● **Records for this exercise**
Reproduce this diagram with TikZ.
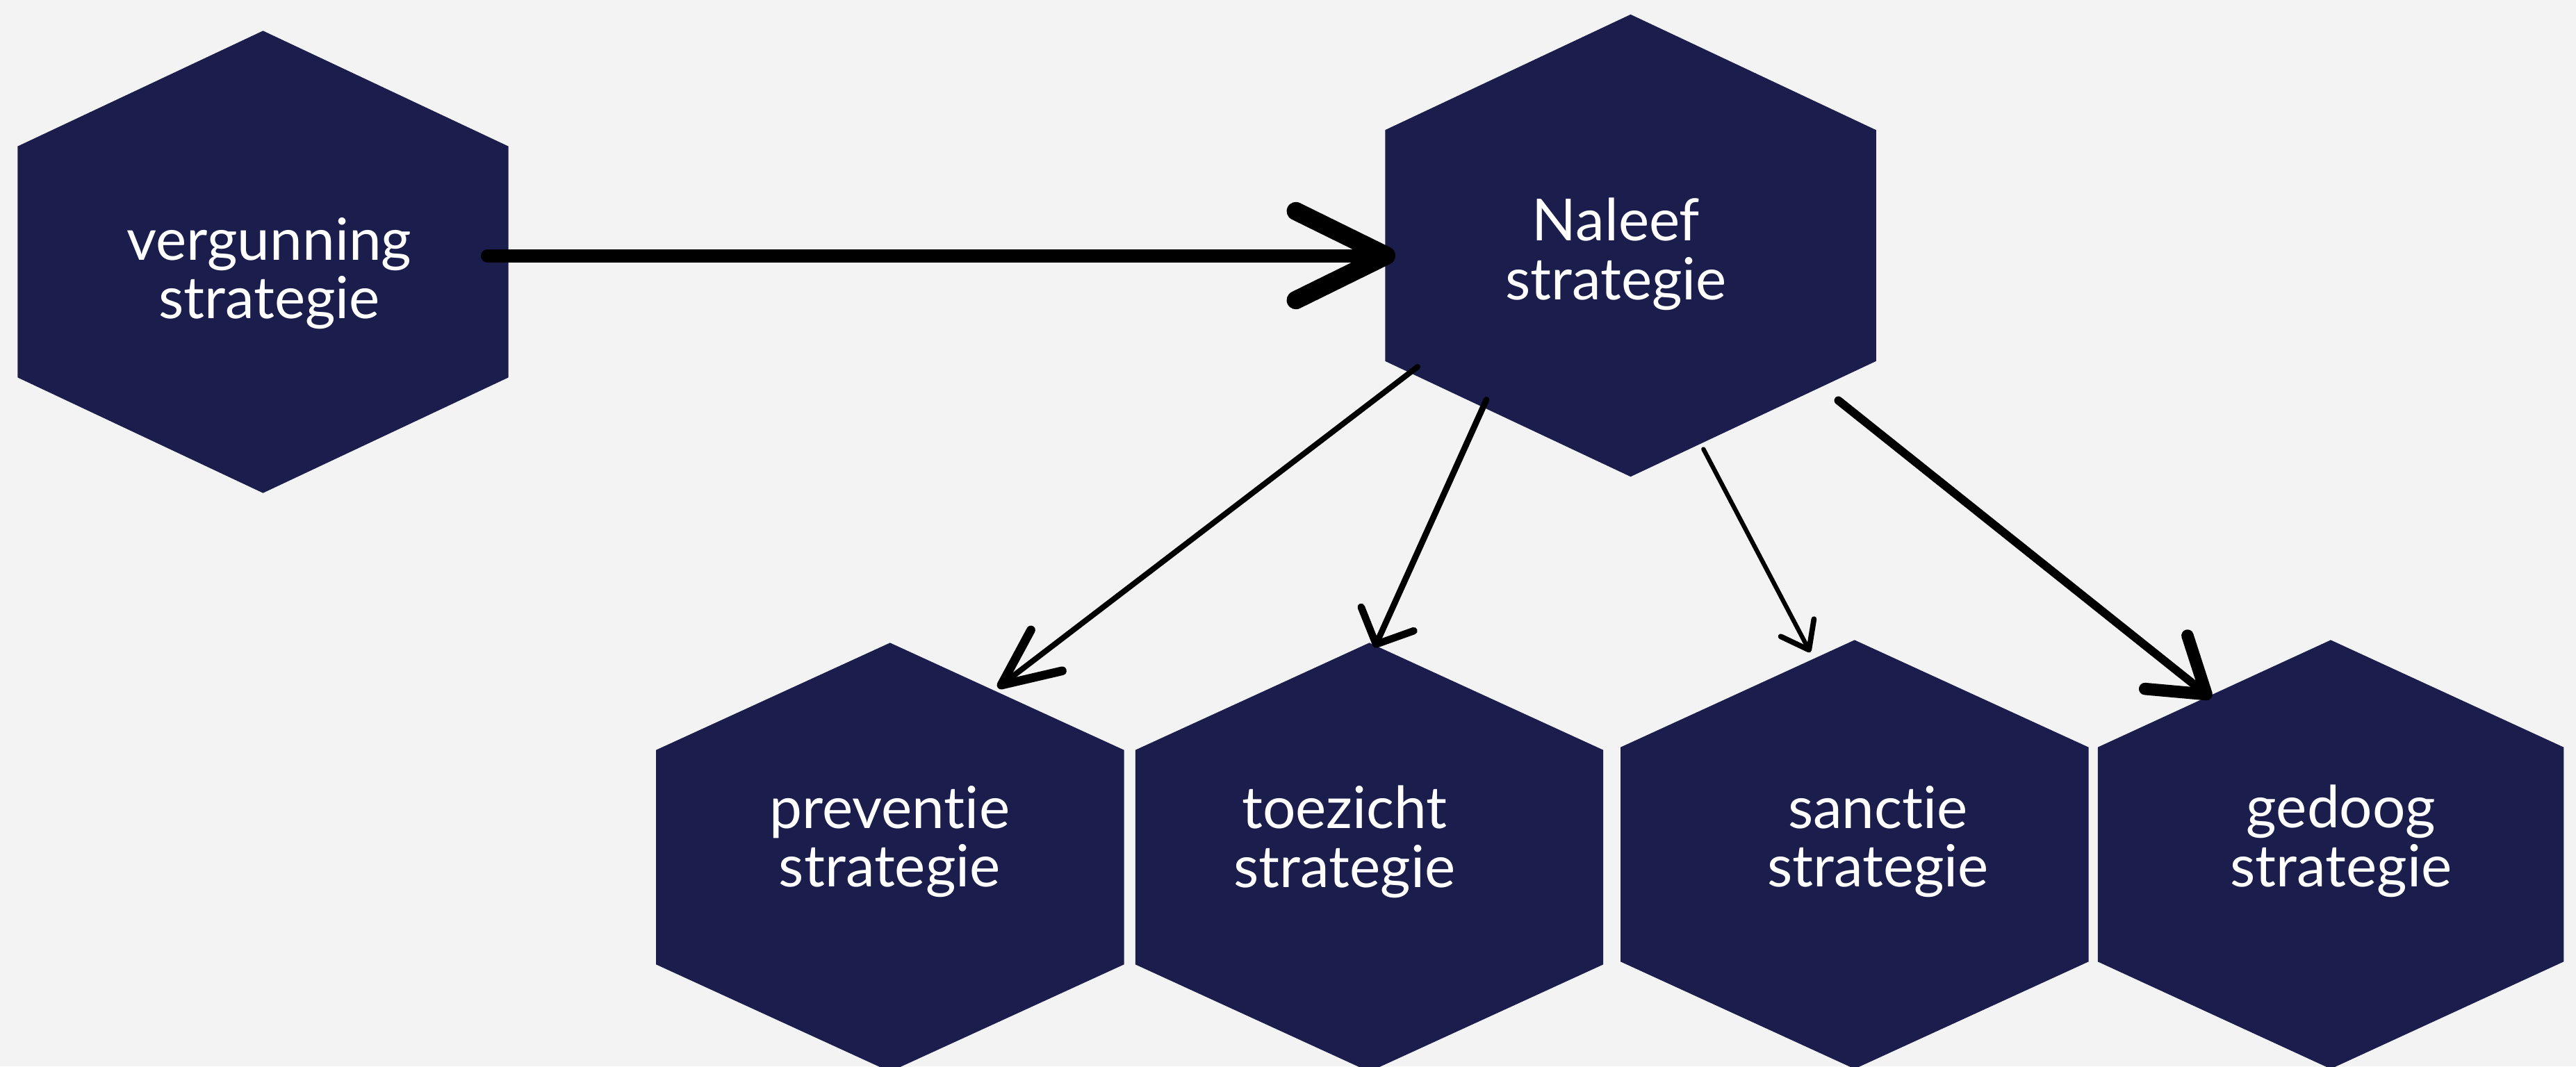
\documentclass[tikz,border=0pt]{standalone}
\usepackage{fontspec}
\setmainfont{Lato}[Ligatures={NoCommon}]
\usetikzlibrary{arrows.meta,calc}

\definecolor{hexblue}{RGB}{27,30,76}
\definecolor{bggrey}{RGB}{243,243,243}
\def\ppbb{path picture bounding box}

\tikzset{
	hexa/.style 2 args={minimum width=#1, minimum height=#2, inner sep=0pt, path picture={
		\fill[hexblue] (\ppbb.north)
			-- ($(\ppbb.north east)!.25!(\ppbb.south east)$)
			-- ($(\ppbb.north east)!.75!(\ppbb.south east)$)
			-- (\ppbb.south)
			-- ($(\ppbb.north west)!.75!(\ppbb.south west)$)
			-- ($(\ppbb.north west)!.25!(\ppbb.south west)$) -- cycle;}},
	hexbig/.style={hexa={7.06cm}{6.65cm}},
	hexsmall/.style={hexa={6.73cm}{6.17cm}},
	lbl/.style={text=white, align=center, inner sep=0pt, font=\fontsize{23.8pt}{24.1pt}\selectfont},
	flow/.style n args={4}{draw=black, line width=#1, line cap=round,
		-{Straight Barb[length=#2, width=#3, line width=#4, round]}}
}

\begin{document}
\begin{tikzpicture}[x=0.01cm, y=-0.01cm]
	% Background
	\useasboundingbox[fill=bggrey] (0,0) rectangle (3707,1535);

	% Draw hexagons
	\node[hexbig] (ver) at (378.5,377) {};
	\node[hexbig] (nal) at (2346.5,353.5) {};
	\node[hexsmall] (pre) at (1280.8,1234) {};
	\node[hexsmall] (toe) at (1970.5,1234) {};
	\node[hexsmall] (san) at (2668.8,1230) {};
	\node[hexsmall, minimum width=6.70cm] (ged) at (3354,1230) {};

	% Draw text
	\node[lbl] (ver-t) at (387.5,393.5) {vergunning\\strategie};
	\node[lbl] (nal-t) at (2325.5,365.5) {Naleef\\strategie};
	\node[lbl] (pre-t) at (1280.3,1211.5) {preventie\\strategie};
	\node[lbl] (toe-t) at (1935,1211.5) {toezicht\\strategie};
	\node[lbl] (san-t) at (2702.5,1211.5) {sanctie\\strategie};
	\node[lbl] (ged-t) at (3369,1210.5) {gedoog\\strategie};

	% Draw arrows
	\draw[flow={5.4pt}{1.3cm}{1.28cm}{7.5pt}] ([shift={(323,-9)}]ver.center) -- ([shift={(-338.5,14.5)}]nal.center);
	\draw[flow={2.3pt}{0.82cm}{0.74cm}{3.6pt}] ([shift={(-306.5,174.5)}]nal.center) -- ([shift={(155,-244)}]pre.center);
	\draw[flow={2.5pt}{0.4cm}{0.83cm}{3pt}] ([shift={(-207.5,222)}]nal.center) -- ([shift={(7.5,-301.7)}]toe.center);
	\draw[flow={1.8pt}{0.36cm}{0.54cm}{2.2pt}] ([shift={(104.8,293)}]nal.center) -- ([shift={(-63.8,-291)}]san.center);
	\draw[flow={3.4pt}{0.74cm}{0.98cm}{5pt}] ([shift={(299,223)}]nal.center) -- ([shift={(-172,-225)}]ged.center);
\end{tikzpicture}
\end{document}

...

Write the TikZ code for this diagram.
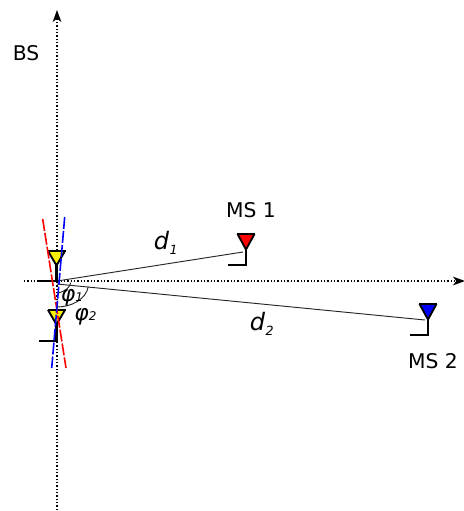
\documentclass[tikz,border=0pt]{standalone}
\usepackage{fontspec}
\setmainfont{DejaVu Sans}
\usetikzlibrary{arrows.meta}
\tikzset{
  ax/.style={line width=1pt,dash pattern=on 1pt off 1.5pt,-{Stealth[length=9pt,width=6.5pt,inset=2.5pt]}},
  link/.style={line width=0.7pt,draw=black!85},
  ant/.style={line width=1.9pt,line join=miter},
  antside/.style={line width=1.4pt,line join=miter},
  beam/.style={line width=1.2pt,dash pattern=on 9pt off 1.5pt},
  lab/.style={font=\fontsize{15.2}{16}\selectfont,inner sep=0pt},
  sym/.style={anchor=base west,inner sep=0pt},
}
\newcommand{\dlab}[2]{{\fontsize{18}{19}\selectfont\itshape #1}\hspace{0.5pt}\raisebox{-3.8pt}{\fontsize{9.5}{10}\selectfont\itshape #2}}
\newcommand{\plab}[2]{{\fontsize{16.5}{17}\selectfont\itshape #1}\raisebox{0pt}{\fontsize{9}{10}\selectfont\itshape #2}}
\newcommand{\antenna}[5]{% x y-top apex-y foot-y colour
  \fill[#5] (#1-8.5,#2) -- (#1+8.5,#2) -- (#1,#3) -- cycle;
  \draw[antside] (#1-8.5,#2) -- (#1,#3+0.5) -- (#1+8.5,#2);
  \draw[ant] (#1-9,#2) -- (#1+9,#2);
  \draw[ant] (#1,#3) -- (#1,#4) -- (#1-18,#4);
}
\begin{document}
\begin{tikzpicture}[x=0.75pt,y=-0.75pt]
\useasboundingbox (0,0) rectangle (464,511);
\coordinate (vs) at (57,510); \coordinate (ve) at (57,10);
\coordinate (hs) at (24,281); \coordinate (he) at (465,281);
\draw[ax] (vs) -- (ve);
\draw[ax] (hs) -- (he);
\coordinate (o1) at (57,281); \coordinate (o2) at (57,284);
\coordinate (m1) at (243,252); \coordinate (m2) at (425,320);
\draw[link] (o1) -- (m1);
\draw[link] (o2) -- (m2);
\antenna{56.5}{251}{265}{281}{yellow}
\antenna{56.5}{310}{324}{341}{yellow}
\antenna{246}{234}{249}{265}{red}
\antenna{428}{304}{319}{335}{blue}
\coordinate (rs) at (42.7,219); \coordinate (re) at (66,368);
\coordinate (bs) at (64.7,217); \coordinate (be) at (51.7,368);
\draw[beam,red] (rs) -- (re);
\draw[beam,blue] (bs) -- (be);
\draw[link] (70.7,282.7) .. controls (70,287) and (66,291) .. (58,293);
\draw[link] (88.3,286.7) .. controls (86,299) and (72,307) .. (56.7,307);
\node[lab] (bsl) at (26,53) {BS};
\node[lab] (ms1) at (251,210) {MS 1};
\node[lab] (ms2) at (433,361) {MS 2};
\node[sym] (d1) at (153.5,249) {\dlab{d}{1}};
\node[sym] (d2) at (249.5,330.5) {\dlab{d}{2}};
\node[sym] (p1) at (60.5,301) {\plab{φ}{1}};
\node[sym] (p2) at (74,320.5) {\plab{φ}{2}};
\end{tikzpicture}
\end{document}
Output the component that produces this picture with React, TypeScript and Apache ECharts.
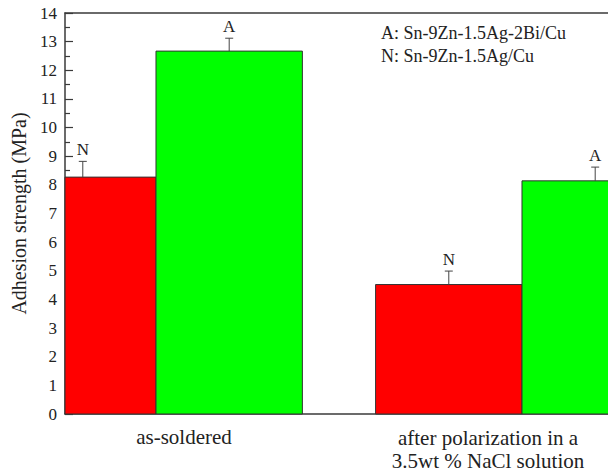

● **Work to do**
Copy exactly the material above from the line with "Reproduce this diagram with TikZ." to the line with "minimum width=6.70cm] (ged)", ends included, and nothing else. Leave out any picture.

● **Result for this exercise**
Reproduce this diagram with TikZ.
\documentclass[tikz,border=0pt]{standalone}
\usepackage{fontspec}
\setmainfont{Lato}[Ligatures={NoCommon}]
\usetikzlibrary{arrows.meta,calc}

\definecolor{hexblue}{RGB}{27,30,76}
\definecolor{bggrey}{RGB}{243,243,243}
\def\ppbb{path picture bounding box}

\tikzset{
	hexa/.style 2 args={minimum width=#1, minimum height=#2, inner sep=0pt, path picture={
		\fill[hexblue] (\ppbb.north)
			-- ($(\ppbb.north east)!.25!(\ppbb.south east)$)
			-- ($(\ppbb.north east)!.75!(\ppbb.south east)$)
			-- (\ppbb.south)
			-- ($(\ppbb.north west)!.75!(\ppbb.south west)$)
			-- ($(\ppbb.north west)!.25!(\ppbb.south west)$) -- cycle;}},
	hexbig/.style={hexa={7.06cm}{6.65cm}},
	hexsmall/.style={hexa={6.73cm}{6.17cm}},
	lbl/.style={text=white, align=center, inner sep=0pt, font=\fontsize{23.8pt}{24.1pt}\selectfont},
	flow/.style n args={4}{draw=black, line width=#1, line cap=round,
		-{Straight Barb[length=#2, width=#3, line width=#4, round]}}
}

\begin{document}
\begin{tikzpicture}[x=0.01cm, y=-0.01cm]
	% Background
	\useasboundingbox[fill=bggrey] (0,0) rectangle (3707,1535);

	% Draw hexagons
	\node[hexbig] (ver) at (378.5,377) {};
	\node[hexbig] (nal) at (2346.5,353.5) {};
	\node[hexsmall] (pre) at (1280.8,1234) {};
	\node[hexsmall] (toe) at (1970.5,1234) {};
	\node[hexsmall] (san) at (2668.8,1230) {};
	\node[hexsmall, minimum width=6.70cm] (ged) at (3354,1230) {};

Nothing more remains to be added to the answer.